= Frederick Smythe Willis =

Australian municipal official

Frederick Smyth (later used the spelling Smythe) Willis (1866 – 30 October 1910) was a British-born Australian municipal official who served as an alderman and as mayor of Willoughby, New South Wales, and in his professional capacity as a public accountant served as a founding member, and first honourable treasurer, of the Corporation of Accountants of Australia.

==Early life and education==
The son of Robert Willis, J.P., an Oxford graduate, militia Captain and farmer on the Isle of Man, Frederick's grandfather was the colonial judge John Walpole Willis, younger brother of the clergyman and theologian William Downes Willis. Following the family's arrival in New Zealand, where his father bought farms and became an agriculturist, also serving as a local government official, Frederick was educated at Christ's College, Christchurch, in Condell's house, from 1880 to 1882.

==Career==
With his elder brother, William, Frederick went to Australia, where he settled at Sydney and entered public accountancy, eventually becoming senior partner in Frederick S. Willis & Company, public accountants. Working as a liquidator for Wilson & Harriott, solicitors, Willis was also the provisional manager of the Mount Werong Mining Company, as well as several other companies.

In 1905, Willis played an integral role as one of the founding members of the Corporation of Accountants of Australia (now the Institute of Chartered Accountants Australia), and was elected honourable treasurer. He was subsequently re-elected to the position. The organisation had the aim of providing 'a special organisation for Accountants and Auditors, and to do all such things as from time to time may be necessary to elevate the status and advance the interests of the profession.'

==Personal life==
Willis married Mary, the youngest daughter of Rev. David Bruce, D.D., of Auckland and Sydney, on 5 October 1892. They had a daughter, Mary. A resident of Willoughby, Sydney, Willis served from 1896 to 1902 as an alderman, and as mayor in 1901. He was also a justice of the peace. He was a Freemason, like his father and several brothers, serving as Worshipful Master of Lodge Ionic and of Lodge Kuring-gai.

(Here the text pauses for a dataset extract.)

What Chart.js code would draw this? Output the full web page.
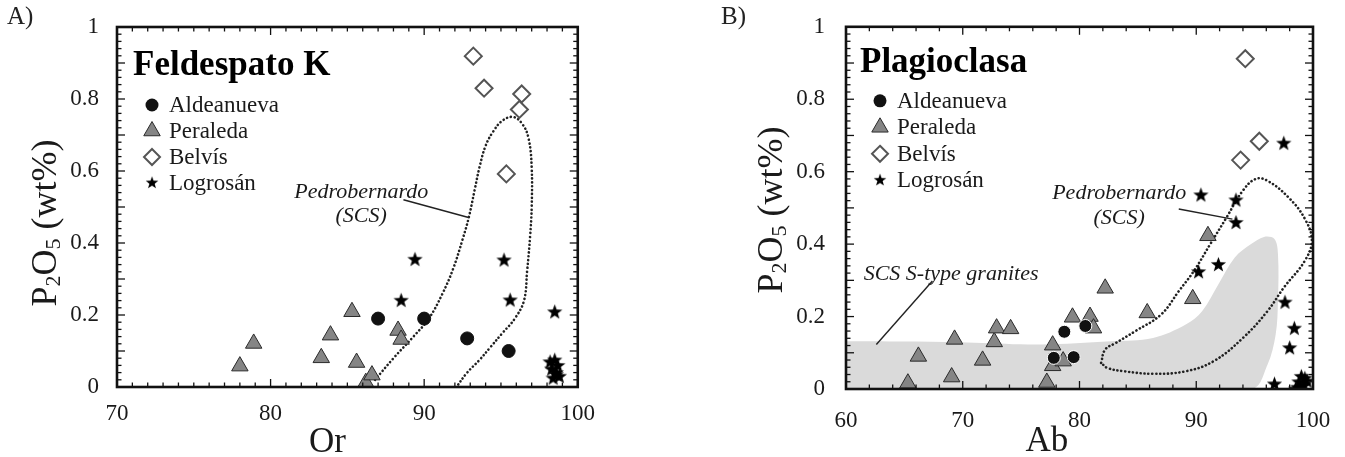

In 1910, whilst visiting family in New Zealand, Willis died following a tram accident on 10 October in Grey Lynn, in which he was initially thought to have suffered only minor injuries.

Probate was granted in April 1911, and his estate with a net value of just over £19,000 (equivalent to over £2 million in 2022) was bequeathed to his widow and daughter. His wife's sister, Jessie Sinclair Bruce, married the politician, social reformer and medical practitioner Richard Arthur. His nephew was the engineer and archaeologist Leslie R. H. Willis; a niece, Jean, was an alpine plant cultivator and genealogist, and wife of the botanist Charles Ethelbert Foweraker.